In this regard, the city of Charleston could function as a kind of professor emeritus. Three years ago Charleston learned its lessons the hard way. Hurricane Hugo struck the city with devastating force. Now Florida and Louisiana are digging out from the calamity of Hurricane Andrew.One of the lessons we should have learned from Hugo was not learned well enough. The National Guard has too many foot soldiers and not enough civil engineers. Efforts have been made to recast the Guard's training, but the effort has not been sufficiently pursued.

It is necessary, of course, to train Guardsmen in the use of a rifle. But what Miami needed last week was a Guardsman with a chain saw. When Hugo struck Charleston, pine trees snapped like broken pencils. Fallen limbs blocked the streets. Reconstruction couldn't begin until the worst of the debris was cleared.

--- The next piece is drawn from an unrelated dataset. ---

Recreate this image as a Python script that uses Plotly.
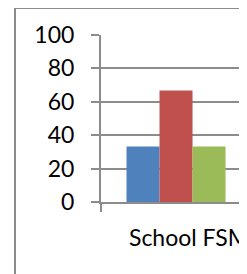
import plotly.graph_objects as go

categories = ["School FSM"]
series_names = ["Series 1", "Series 2", "Series 3"]
series_values = [[33.3], [66.7], [33.3]]
colors = ["#4F81BD", "#C0504D", "#9BBB59"]
y_ticks = [0, 20, 40, 60, 80, 100]

AX = "#8c8c8c"

fig = go.Figure()
xpos = list(range(len(categories)))
for name, vals, c in zip(series_names, series_values, colors):
    fig.add_trace(go.Bar(x=xpos, y=vals, name=name,
                         marker=dict(color=c, line=dict(width=0))))

# page body has an 8px margin, so the figure is laid out from (8, 8)
fig.update_layout(
    width=239, height=266,
    margin=dict(l=93, r=0, t=27, b=72, pad=0, autoexpand=False),
    barmode="group", bargap=0.34, bargroupgap=0, showlegend=False,
    plot_bgcolor="white", paper_bgcolor="white",
    font=dict(family="Lato", size=23, color="black"),
    shapes=[dict(type="rect", xref="paper", yref="paper",
                 x0=-0.589, x1=1.3, y0=-0.7, y1=1.162,
                 line=dict(color=AX, width=2), fillcolor="rgba(0,0,0,0)")],
)
fig.update_xaxes(
    range=[-0.5, 0.473], tickvals=xpos, ticktext=categories,
    ticks="", showgrid=False, zeroline=False, automargin=False,
    showline=True, linecolor=AX, linewidth=2,
    ticklabelstandoff=14, ticklabelshift=13, ticklabeloverflow="allow",
    minor=dict(tickvals=[-0.5], ticks="outside", ticklen=8,
               tickcolor=AX, tickwidth=2, showgrid=False),
)
fig.update_yaxes(
    range=[0, 100], tickvals=y_ticks, ticks="outside", ticklen=8,
    tickcolor=AX, tickwidth=2, showgrid=True, gridcolor=AX, gridwidth=2,
    showline=True, linecolor=AX, linewidth=2, zeroline=False, automargin=False,
    ticklabelstandoff=12,
)

fig.write_html("out.html")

Three years ago Charleston went though the same spasms of anger after Hugo that Florida is having after Andrew. Fingers pointed. Distraught residents damned the Federal Emergency Management Agency for supposed ineptitude, but after tempers cooled, a consensus developed that FEMA had not performed so badly.

Here in Charleston, the city held postmortems in laying the blame. The mayor had not properly asked the governor for relief, or the governor had not executed the right request to the feds, or something else was not in proper sequence, and until the procedures were formally carried out, nothing could move. It was maddening. Now is the time to clarify these procedures.

Hugo and Andrew have lessons to teach us. The loss of electric power is the worst loss of all. The Army and the Guard should be stockpiling generators and training personnel to put them in action.

A city devastated by hurricane or earthquake is a wounded city. In the immediate aftermath, a spirit prevails of something close to exhilaration. Look, we survived! As the impact strikes home, the mood shifts to one of despair. Look, we're wiped out.

The character of the people and the character of their local leadership will determine when the mood will shift again to acceptance and hope. Look, life goes on. Three years after Hugo, Charleston has fully recovered. The blue roof tarpaulins have disappeared. This city is back in business. Miami will be, too.